Tidak sekedar itu, pada tahun 1674 M, George Kieth ikut menerjemahkan buku tersebut dalam bahasa Inggris. Tahun 1686 M, buku itu diterjemahkan dalam bahasa Inggris kembali oleh George Ashwell. Selanjutnya oleh Simon Ockey pada tahun 1708 M. Dan setelah 11 tahun dari penerjenahan yang terakhir itu, Daniel Defoe mengeluarkan kisah karangannya yang bernama Robinson Crusoe yang diambil dari kisah Hayy Ibn Yaqzham. [10] Adapun buku yang lainnya diperkirakan hilang pada saat terjadinya peperangan di Maghribi, yaitu penyerangan dan kemenangan Dinasti Muriniyah-sebuah kualisi Berber atas Daulah Muwahhidun antara tahun 1249 dan 1274. kemungkinan besar juga pada waktu perebutan kota Ceuta tahun 1415 dan Pesisir Maroko tahun 1471 oleh Portugis.[11] Akan tetapi menurut Ibnu Khatib, ada dua buku tentang kedokteran yang dapat dikatakan merupakan karya Ibnu Thufail, setidaknya ditulis oleh dua orang muridnya  yang dipersembahkan kepada Ibnu Thufail, yaitu Al-Bithruji berjudul Kitab Al-Hai’ah dan karya Ibnu Rusyd berjudul Fi Al-Buqa’ al-Maskunah sa al-Ghair al-Maskunah.
D.  Filsafat Hayy Ibn Yaqzhan.
1.    Tentang Hayy ibn Yaqzhan.
Di kepualauan India, ada sebuah pulau  terpencil yang tidak berpenghuni manusia., beriklim sedang dan terletak di garis khatulistiwa. Harun Nasution mengatakan itu adalah kepulauan Indonesia.  Yaitu pulau Waq-waq. [12]

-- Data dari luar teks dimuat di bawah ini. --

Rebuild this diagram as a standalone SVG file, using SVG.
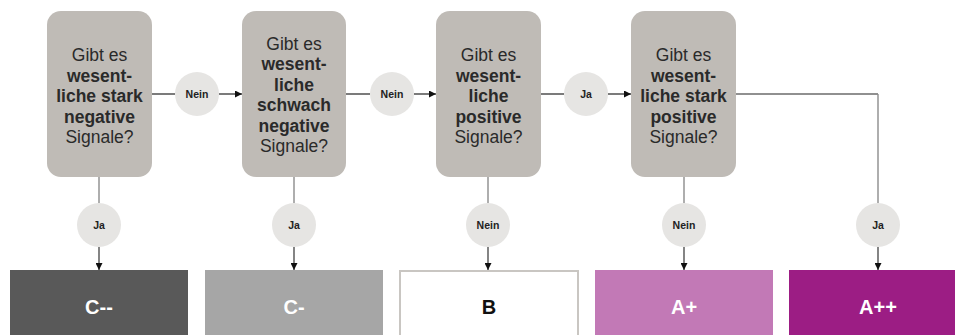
<svg xmlns="http://www.w3.org/2000/svg" width="955" height="335" viewBox="0 0 955 335">
<defs>
<marker id="ah" viewBox="0 0 10 10" refX="10" refY="5" markerWidth="7" markerHeight="7" markerUnits="userSpaceOnUse" orient="auto">
<path d="M0,0 L10,5 L0,10 Z" fill="#111"/>
</marker>
<style>
.q{fill:#bfbbb6}
.qt{font-family:"Liberation Sans",Arial,sans-serif;font-size:17.5px;fill:#2a2a2a;text-anchor:middle}
.b{font-weight:bold}
.c{fill:#e6e5e3}
.ct{font-family:"Liberation Sans",Arial,sans-serif;font-size:10.5px;font-weight:bold;fill:#222;text-anchor:middle}
.rt{font-family:"Liberation Sans",Arial,sans-serif;font-size:20px;font-weight:bold;text-anchor:middle}
.h{stroke:#222;stroke-width:1.2;fill:none}
.v{stroke:#8c8c8c;stroke-width:1.4;fill:none}
.d{stroke:#333;stroke-width:1.2;fill:none}
</style>
</defs>
<rect width="955" height="335" fill="#fff"/>

<g id="connectors">
<line class="h" x1="152" y1="94" x2="175" y2="94"/>
<line class="h" x1="219" y1="94" x2="242" y2="94" marker-end="url(#ah)"/>
<line class="h" x1="346" y1="94" x2="370" y2="94"/>
<line class="h" x1="414" y1="94" x2="436" y2="94" marker-end="url(#ah)"/>
<line class="h" x1="541" y1="94" x2="564" y2="94"/>
<line class="h" x1="608" y1="94" x2="631" y2="94" marker-end="url(#ah)"/>
<polyline class="h" points="736,94 878,94"/>
<line class="v" x1="878" y1="94" x2="878" y2="203"/>
<line class="v" x1="99" y1="177" x2="99" y2="203"/>
<line class="v" x1="294" y1="177" x2="294" y2="203"/>
<line class="v" x1="488" y1="177" x2="488" y2="203"/>
<line class="v" x1="684" y1="177" x2="684" y2="203"/>
<line class="d" x1="99" y1="247" x2="99" y2="270" marker-end="url(#ah)"/>
<line class="d" x1="294" y1="247" x2="294" y2="270" marker-end="url(#ah)"/>
<line class="d" x1="488" y1="247" x2="488" y2="270" marker-end="url(#ah)"/>
<line class="d" x1="684" y1="247" x2="684" y2="270" marker-end="url(#ah)"/>
<line class="d" x1="878" y1="247" x2="878" y2="270" marker-end="url(#ah)"/>
</g>

<g id="q1">
<rect class="q" x="47" y="11" width="105" height="166" rx="14"/>
<text class="qt"><tspan x="99.5" y="61">Gibt es</tspan><tspan class="b" x="99.5" y="81.5">wesent-</tspan><tspan class="b" x="99.5" y="102">liche stark</tspan><tspan class="b" x="99.5" y="122.5">negative</tspan><tspan x="99.5" y="143">Signale?</tspan></text>
</g>
<g id="q2">
<rect class="q" x="242" y="11" width="104" height="166" rx="14"/>
<text class="qt"><tspan x="294" y="49.5">Gibt es</tspan><tspan class="b" x="294" y="70">wesent-</tspan><tspan class="b" x="294" y="90.6">liche</tspan><tspan class="b" x="294" y="111.2">schwach</tspan><tspan class="b" x="294" y="131.8">negative</tspan><tspan x="294" y="152.4">Signale?</tspan></text>
</g>
<g id="q3">
<rect class="q" x="436" y="11" width="105" height="166" rx="14"/>
<text class="qt"><tspan x="488.5" y="61">Gibt es</tspan><tspan class="b" x="488.5" y="81.5">wesent-</tspan><tspan class="b" x="488.5" y="102">liche</tspan><tspan class="b" x="488.5" y="122.5">positive</tspan><tspan x="488.5" y="143">Signale?</tspan></text>
</g>
<g id="q4">
<rect class="q" x="631" y="11" width="105" height="166" rx="14"/>
<text class="qt"><tspan x="683.5" y="61">Gibt es</tspan><tspan class="b" x="683.5" y="81.5">wesent-</tspan><tspan class="b" x="683.5" y="102">liche stark</tspan><tspan class="b" x="683.5" y="122.5">positive</tspan><tspan x="683.5" y="143">Signale?</tspan></text>
</g>

<g id="l1"><circle class="c" cx="197" cy="94" r="22"/><text class="ct" x="197" y="97.8">Nein</text></g>
<g id="l2"><circle class="c" cx="392" cy="94" r="22"/><text class="ct" x="392" y="97.8">Nein</text></g>
<g id="l3"><circle class="c" cx="586" cy="94" r="22"/><text class="ct" x="586" y="97.8">Ja</text></g>
<g id="l4"><circle class="c" cx="99" cy="225" r="22"/><text class="ct" x="99" y="228.8">Ja</text></g>
<g id="l5"><circle class="c" cx="294" cy="225" r="22"/><text class="ct" x="294" y="228.8">Ja</text></g>
<g id="l6"><circle class="c" cx="488" cy="225" r="22"/><text class="ct" x="488" y="228.8">Nein</text></g>
<g id="l7"><circle class="c" cx="684" cy="225" r="22"/><text class="ct" x="684" y="228.8">Nein</text></g>
<g id="l8"><circle class="c" cx="878" cy="225" r="22"/><text class="ct" x="878" y="228.8">Ja</text></g>

<g id="r1"><rect x="10" y="270" width="178" height="70" fill="#595959"/><text class="rt" x="99" y="314" fill="#fff">C--</text></g>
<g id="r2"><rect x="205" y="270" width="178" height="70" fill="#a6a6a6"/><text class="rt" x="294" y="314" fill="#fff">C-</text></g>
<g id="r3"><rect x="400" y="271" width="178" height="70" fill="#fff" stroke="#c9c6c2" stroke-width="2"/><text class="rt" x="489" y="314" fill="#111">B</text></g>
<g id="r4"><rect x="595" y="270" width="178" height="70" fill="#c279b6"/><text class="rt" x="684" y="314" fill="#fff">A+</text></g>
<g id="r5"><rect x="789" y="270" width="178" height="70" fill="#9c1d84"/><text class="rt" x="878" y="314" fill="#fff">A++</text></g>
</svg>
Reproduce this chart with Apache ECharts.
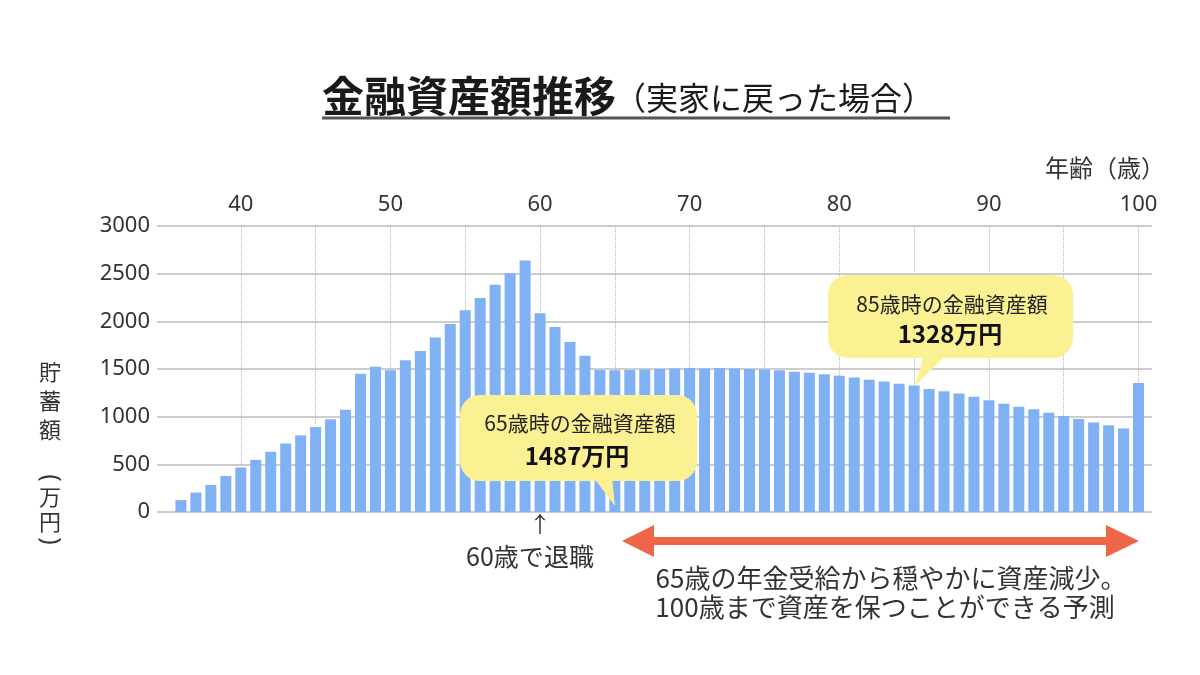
<!DOCTYPE html>
<html>
<head>
<meta charset="utf-8">
<script src="https://cdn.jsdelivr.net/npm/echarts@6/dist/echarts.min.js"></script>
<style>html,body{margin:0;padding:0;background:#fff}#c{width:1200px;height:675px}</style>
</head>
<body>
<div id="c"></div>
<script>
// ---- data ----
const ages = [36,37,38,39,40,41,42,43,44,45,46,47,48,49,50,51,52,53,54,55,56,57,58,59,60,
  61,62,63,64,65,66,67,68,69,70,71,72,73,74,75,76,77,78,79,80,81,82,83,84,85,86,87,88,89,90,
  91,92,93,94,95,96,97,98,99,100];
const savings = [125,204,284,378,467,547,631,719,804,891,972,1073,1449,1523,1488,1593,1688,1831,1972,2115,2246,2383,2505,2638,2084,
  1940,1783,1640,1489,1487,1490,1495,1500,1505,1510,1505,1510,1505,1500,1495,1487,1472,1460,1446,1428,1410,1386,1368,1344,1328,1291,1267,1242,1210,1172,
  1136,1105,1077,1042,1007,975,940,909,877,1354];
const labelAges = [40,50,60,70,80,90,100];
const gridAges = [40,45,50,55,60,65,70,75,80,85,90,95,100];
const yTicks = [0,500,1000,1500,2000,2500,3000];

const FONT = "'Noto Sans', 'Noto Sans CJK JP', sans-serif";
const CJK = "'Noto Sans CJK JP', sans-serif";
const YELLOW = '#fbf193';
const ARROW = '#ee6648';

const chart = echarts.init(document.getElementById('c'), null, {renderer: 'canvas'});

function vText(ch, x, y) {
  return {type: 'text', z: 100, x: x, y: y,
    style: {text: ch, font: '22px ' + CJK, fill: '#333', align: 'center', verticalAlign: 'middle'}};
}
function vParen(ch, x, y) {
  return {type: 'group', x: x, y: y, rotation: -Math.PI / 2, z: 100,
    children: [{type: 'text', z: 100, x: 0, y: 0,
      style: {text: ch, font: "25px 'Noto Sans'", fill: '#333', align: 'center', verticalAlign: 'middle'}}]};
}
function g(el) { el.z = 100; return el; }

const option = {
  backgroundColor: '#ffffff',
  animation: false,
  grid: {left: 157, right: 48, top: 226, bottom: 163},
  xAxis: {
    type: 'value', position: 'top',
    min: 34.4, max: 100.9, minInterval: 5, maxInterval: 5,
    axisLine: {show: false}, axisTick: {show: false}, splitLine: {show: false},
    axisLabel: {
      margin: 10, fontSize: 22, color: '#333', fontFamily: FONT,
      formatter: v => labelAges.indexOf(v) >= 0 ? String(v) : ''
    }
  },
  yAxis: {
    type: 'value', min: yTicks[0], max: yTicks[yTicks.length - 1], interval: 500,
    axisLine: {show: false}, axisTick: {show: false},
    axisLabel: {margin: 7, fontSize: 22, color: '#333', fontFamily: FONT, formatter: v => String(v)},
    splitLine: {lineStyle: {color: '#bdbdbd', width: 1.5}}
  },
  series: [
    {
      type: 'line', data: [], silent: true,
      markLine: {
        silent: true, z: 1, symbol: ['none', 'none'], label: {show: false},
        lineStyle: {type: 'dotted', color: '#b5b5b5', width: 1},
        emphasis: {disabled: true},
        data: gridAges.map(a => ({xAxis: a}))
      }
    },
    {
      type: 'bar', z: 2, barWidth: 11,
      itemStyle: {color: '#80b1f4'},
      data: ages.map((a, i) => [a, savings[i]])
    }
  ],
  graphic: [
    // title
    g({type: 'text', x: 322, y: 96, style: {text: '金融資産額推移', font: 'bold 42px ' + CJK, fill: '#1a1a1a', verticalAlign: 'middle'}}),
    g({type: 'text', x: 614, y: 98, style: {text: '（実家に戻った場合）', font: '32px ' + CJK, fill: '#1a1a1a', verticalAlign: 'middle'}}),
    g({type: 'line', shape: {x1: 322, y1: 118, x2: 950, y2: 118}, style: {stroke: '#555', lineWidth: 3}}),
    // axis names
    g({type: 'text', x: 1165, y: 168, style: {text: '年齢（歳）', font: '24px ' + CJK, fill: '#333', align: 'right', verticalAlign: 'middle'}}),
    vText('貯', 50, 372), vText('蓄', 50, 401), vText('額', 50, 430),
    vParen('(', 50, 478), vText('万', 50, 497), vText('円', 50, 522), vParen(')', 50, 541),
    // callout 65
    g({type: 'rect', shape: {x: 460, y: 395, width: 237, height: 86, r: 20}, style: {fill: YELLOW}}),
    g({type: 'polygon', shape: {points: [[594, 478], [612, 478], [615, 506]]}, style: {fill: YELLOW}}),
    g({type: 'text', x: 580, y: 423, style: {text: '65歳時の金融資産額', font: '21px ' + CJK, fill: '#222', align: 'center', verticalAlign: 'middle'}}),
    g({type: 'text', x: 577, y: 456, style: {text: '1487万円', font: 'bold 24px ' + CJK, fill: '#111', align: 'center', verticalAlign: 'middle'}}),
    // callout 85
    g({type: 'rect', shape: {x: 828, y: 275, width: 245, height: 83, r: 20}, style: {fill: YELLOW}}),
    g({type: 'polygon', shape: {points: [[924, 355], [946, 355], [915, 386]]}, style: {fill: YELLOW}}),
    g({type: 'text', x: 952, y: 304, style: {text: '85歳時の金融資産額', font: '21px ' + CJK, fill: '#222', align: 'center', verticalAlign: 'middle'}}),
    g({type: 'text', x: 950, y: 334, style: {text: '1328万円', font: 'bold 24px ' + CJK, fill: '#111', align: 'center', verticalAlign: 'middle'}}),
    // retirement note
    g({type: 'text', x: 540, y: 524, style: {text: '↑', font: '22px ' + CJK, fill: '#333', align: 'center', verticalAlign: 'middle'}}),
    g({type: 'text', x: 530, y: 556, style: {text: '60歳で退職', font: '25px ' + CJK, fill: '#333', align: 'center', verticalAlign: 'middle'}}),
    // double arrow
    g({type: 'polygon', shape: {points: [[622, 541], [654, 525], [654, 537], [1106, 537], [1106, 525], [1139, 541], [1106, 557], [1106, 545], [654, 545], [654, 557]]}, style: {fill: ARROW}}),
    g({type: 'text', x: 891, y: 578, style: {text: '65歳の年金受給から穏やかに資産減少。', font: '26px ' + CJK, fill: '#333', align: 'center', verticalAlign: 'middle'}}),
    g({type: 'text', x: 885, y: 607, style: {text: '100歳まで資産を保つことができる予測', font: '26px ' + CJK, fill: '#333', align: 'center', verticalAlign: 'middle'}})
  ]
};
chart.setOption(option);
</script>
</body>
</html>
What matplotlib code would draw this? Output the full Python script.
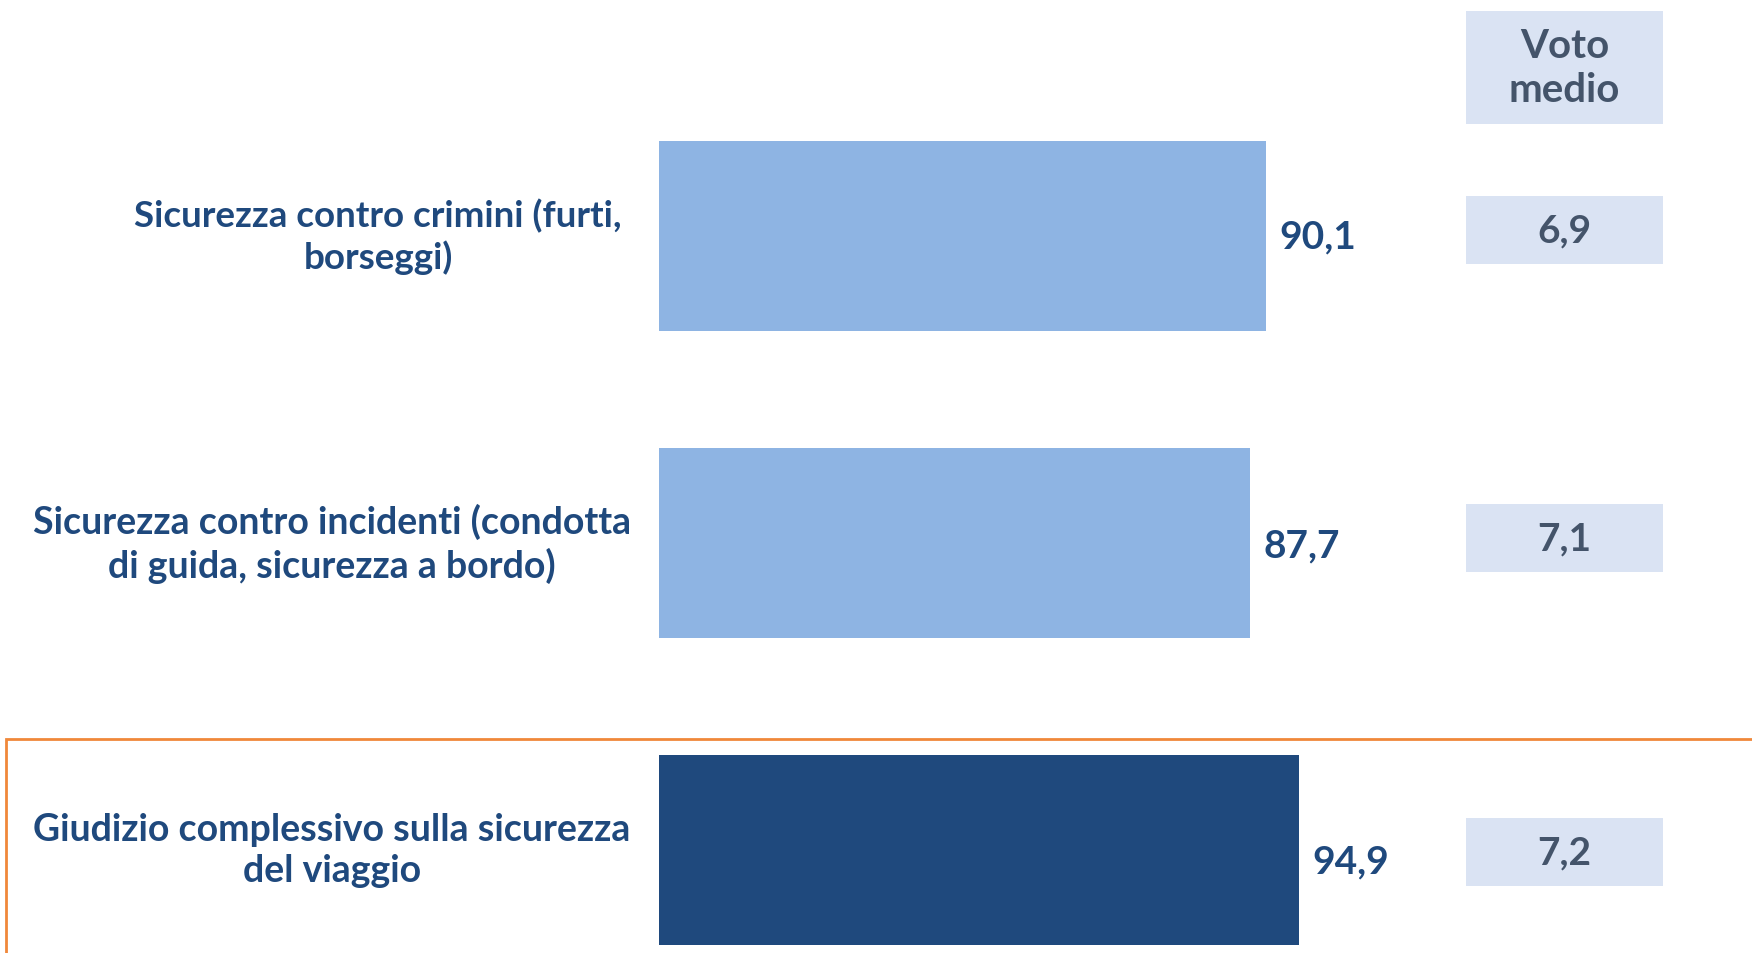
import matplotlib
matplotlib.use("Agg")
import matplotlib.pyplot as plt
from matplotlib.patches import Rectangle

# Data
categories = [
    "Sicurezza contro crimini (furti,\nborseggi)",
    "Sicurezza contro incidenti (condotta\ndi guida, sicurezza a bordo)",
    "Giudizio complessivo sulla sicurezza\ndel viaggio",
]
values = [90.1, 87.7, 94.9]
voto_medio = [6.9, 7.1, 7.2]
header = "Voto\nmedio"

def fmt(v):
    return f"{v:.1f}".replace(".", ",")

W, H = 1752, 954
DPI = 100
fig = plt.figure(figsize=(W / DPI, H / DPI), dpi=DPI)
fig.patch.set_facecolor("white")

FONT = "Lato"
DARK = "#1F497D"
LIGHT = "#8EB4E3"
GREY = "#44546A"
BOXC = "#DAE3F3"

# Axes: x=0 at 659 px, 6.74 px per unit; bars at 307 px pitch
x0_px = 659
px_per_unit = 6.74
ax = fig.add_axes([x0_px / W, 0, 1 - x0_px / W, 1])
ax.set_xlim(0, (W - x0_px) / px_per_unit)
pitch = 307.0
c0 = 237.0
ax.set_ylim((H - c0) / pitch, -c0 / pitch)
ax.axis("off")

ypos = list(range(len(values)))
colors = [LIGHT, LIGHT, DARK]
ax.barh(ypos, values, height=0.62, color=colors, edgecolor="none")

value_dy = [0.0, 0.005, 0.035]
for y, v, dy in zip(ypos, values, value_dy):
    ax.text(v + 2.0, y + dy, fmt(v), ha="left", va="center",
            fontsize=28, fontweight="bold", color=DARK, family=FONT)

# Category labels to the left of the bars
label_x = [-41.7, -48.5, -48.5]
label_fs = [26.5, 27, 27]
for y, lab, lx, fs in zip(ypos, categories, label_x, label_fs):
    ax.text(lx, y, lab, ha="center", va="center", fontsize=fs,
            fontweight="bold", color=DARK, family=FONT,
            linespacing=1.25, clip_on=False)

# Average score column
bx0 = (1466 - x0_px) / px_per_unit
bx1 = (1663 - x0_px) / px_per_unit
bh = 68 / pitch
box_dy = [-0.018, -0.015, 0.005]
for y, m, dy in zip(ypos, voto_medio, box_dy):
    yc = y + dy
    ax.add_patch(Rectangle((bx0, yc - bh / 2), bx1 - bx0, bh,
                           facecolor=BOXC, edgecolor="none"))
    ax.text((bx0 + bx1) / 2, yc, fmt(m), ha="center", va="center",
            fontsize=28, fontweight="bold", color=GREY, family=FONT)

hy0 = (12 - c0) / pitch
hy1 = (125 - c0) / pitch
ax.add_patch(Rectangle((bx0, hy0), bx1 - bx0, hy1 - hy0,
                       facecolor=BOXC, edgecolor="none"))
ax.text((bx0 + bx1) / 2, (hy0 + hy1) / 2, header, ha="center", va="center",
        fontsize=29, fontweight="bold", color=GREY, family=FONT,
        linespacing=1.22)

# Highlight frame around the overall judgement row
frame = Rectangle((6 / W, -0.1), 1.2, (H - 740) / H + 0.1,
                  transform=fig.transFigure, facecolor="none",
                  edgecolor="#F0883A", linewidth=2.0, clip_on=False)
fig.patches.append(frame)

fig.savefig("out.png", dpi=DPI, facecolor="white")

Ada dua versi tentang kelahiran Hayy Ibn Yaqzham. Versi pertama : dia dilahirkan oleh seorang saudari raja yang dikawini Yaqzham secara rahasia. Karena ibu Hayy takut perkawinannya diketahui oleh raja, maka setelah Hayy lahir lalu dimasukkan ke dalam peti dan dihanyutkan ke laut (kepulauan India). Versi kedua : Hayy adalah anak alam, dalam arti tanpa ayah dan ibu. [13] Kisah lain menceritakan bahwa Hayy berasal dari tanah yang memerah dari perut bumi, kemudian diproses  menjadi seorang bayi. Dalam keadaan bayi, Hayy dipelihara oleh seekor Rusa yang kematian anaknya.[14] Sebagaimana lazimnya Rusa itu menyusui bayi itu dan sebaliknya bayi itu memandang Rusa yang menyusui itu sebagai ibunya. Hayy tumbuh dan berkembang. Dia mengenal alam lingkungan sekitarnya. Dia dikaruniai Allah kecerdasan yang luar biasa. Dia menemukan api, membuat berbagai alat, perkakas dan senjata. Bahkan sanggup mengenal hakikat tertinggi di alam wujud dan di alam metafisik. Dia dapat mengenal alam ini melalui jalan filsafat. Hal inilah yang mendorongnya berusaha melalui cahaya filosofis untuk mencapai kesatuan dengan Tuhan (ittihat). Karena bersatu, berhubungan dengan Tuhan adalah pengetahuan sempuna dan kebahagian tertinggi yang berkesinambungan dan abadi. Untuk mencapai itu, Dia masuk ke dalam sebuah gua, berpuasa terus menerus selam 40 hari dan berusaha sekuat kuatnya untuk memisahkan akal pikirannya dari dunia luar dan dari badannya sendiri dengan jalan merenung dan memikirkan Zat Tuhan agar dapat berhubungan dengan-Nya. Akhirnya dia mendapatkan apa yang diinginkannya.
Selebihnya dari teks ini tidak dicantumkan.